PlayerUnknown’s Battlegrounds just passed a staggering 30 million in sales, which is incredible considering its only available across two platforms. And yet, the game is currently going through its worst dip in active players since it breached over 3 million concurrents on Steam. The PUBG Corporation boasted last month about how they were able to bring the ban-hammer down on over one million cheaters, but even that isn’t enough to stave off the drop.
In fact, it’s not entirely clear who is at fault here: the players refusing to play with cheaters using aimbots, hacks and more, or the fact that so many of the existing player numbers are actually just getting banned. A million bans is a significant number, and it’s not incorrect to suggest that the dip is just a result of that figure affecting the current player count. But PUBG isn’t being transparent about that, and instead just trying to solve its biggest problem since launch.

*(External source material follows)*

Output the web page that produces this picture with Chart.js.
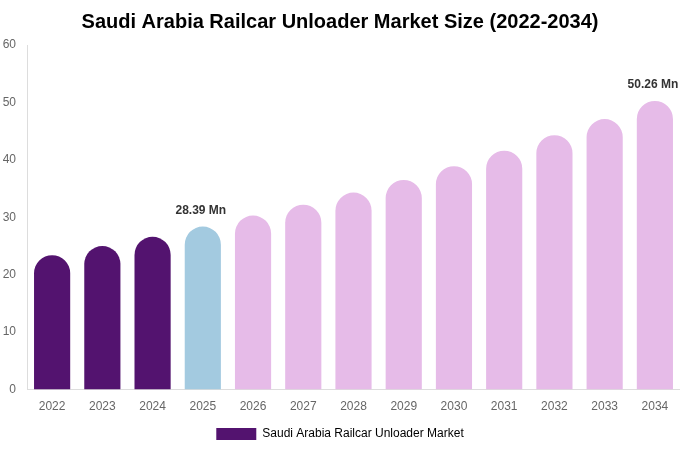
<!DOCTYPE html>
<html>
<head>
<meta charset="utf-8">
<script src="https://cdn.jsdelivr.net/npm/chart.js@4.4.0/dist/chart.umd.min.js"></script>
<style>
html,body{margin:0;padding:0;background:#fff;}
#wrap{width:680px;height:450px;}
</style>
</head>
<body>
<div id="wrap"><canvas id="c" width="680" height="450"></canvas></div>
<script>
const categories = ['2022','2023','2024','2025','2026','2027','2028','2029','2030','2031','2032','2033','2034'];
const values = [23.4, 25.0, 26.6, 28.39, 30.3, 32.2, 34.3, 36.5, 38.9, 41.6, 44.3, 47.1, 50.26];
const barColors = ['#53136f','#53136f','#53136f','#a3cae0','#e6bbe8','#e6bbe8','#e6bbe8','#e6bbe8','#e6bbe8','#e6bbe8','#e6bbe8','#e6bbe8','#e6bbe8'];
const labelledIndexes = [3, 12];
const seriesName = 'Saudi Arabia Railcar Unloader Market';
const titleText = 'Saudi Arabia Railcar Unloader Market Size (2022-2034)';
const FONT = '"Liberation Sans", Arial, sans-serif';

const valueLabels = {
  id: 'valueLabels',
  afterDatasetsDraw(chart) {
    const ctx = chart.ctx;
    const meta = chart.getDatasetMeta(0);
    ctx.save();
    ctx.font = 'bold 12px ' + FONT;
    ctx.fillStyle = '#333';
    ctx.textAlign = 'center';
    ctx.textBaseline = 'bottom';
    labelledIndexes.forEach(i => {
      const el = meta.data[i];
      ctx.fillText(values[i].toFixed(2) + ' Mn', el.x - 2, el.y - 10);
    });
    ctx.restore();
  }
};

new Chart(document.getElementById('c'), {
  type: 'bar',
  data: {
    labels: categories,
    datasets: [{
      label: seriesName,
      data: values,
      backgroundColor: barColors,
      borderRadius: 100,
      borderSkipped: 'start'
    }]
  },
  options: {
    responsive: false,
    animation: false,
    layout: { padding: { top: 0, right: 0, left: 0, bottom: 0 } },
    plugins: {
      title: {
        display: true,
        text: titleText,
        color: '#000',
        font: { family: FONT, size: 20, weight: 'bold' },
        padding: { top: 10, bottom: 11 }
      },
      legend: {
        position: 'bottom',
        labels: {
          color: '#666',
          padding: 4,
          font: { family: FONT, size: 12 },
          boxWidth: 40,
          boxHeight: 12,
          generateLabels() {
            return [{ text: seriesName, fillStyle: '#53136f', strokeStyle: '#53136f', lineWidth: 0, hidden: false, datasetIndex: 0 }];
          }
        }
      },
      tooltip: { enabled: false }
    },
    scales: {
      x: {
        grid: { display: false, drawTicks: false },
        border: { display: true, color: '#ddd' },
        ticks: { color: '#666', font: { family: FONT, size: 12 }, padding: 10 }
      },
      y: {
        min: 0, max: 60,
        afterFit(scale) { scale.width = 27; },
        grid: { display: false, drawTicks: false },
        border: { display: true, color: '#ddd' },
        ticks: { stepSize: 10, color: '#666', font: { family: FONT, size: 12 }, padding: 11 }
      }
    }
  },
  plugins: [valueLabels]
});
</script>
</body>
</html>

PUBG hit 30m in sales this week, but it is churning hard. Bluehole still not taking cheaters seriously enough imo pic.twitter.com/Iqjz8BPzVE
— Yuji Nakamura (@ynakamura56) February 14, 2018
Cheating is rampant in the PC version specifically, making the game a real slog to play through when one cheating player can absolutely wreck the entire experience. The crackdown on cheaters is admirable, but it seems to be taking too long. The more people flee from PUBG, the less inclined they are to return. And while the player numbers are still incredibly high, the game certainly can’t carry on surviving the biggest decline its ever seen if it isn’t cauterised.
PUBG is a great game still, but it really needs to solve this particular issue quickly to stay that way.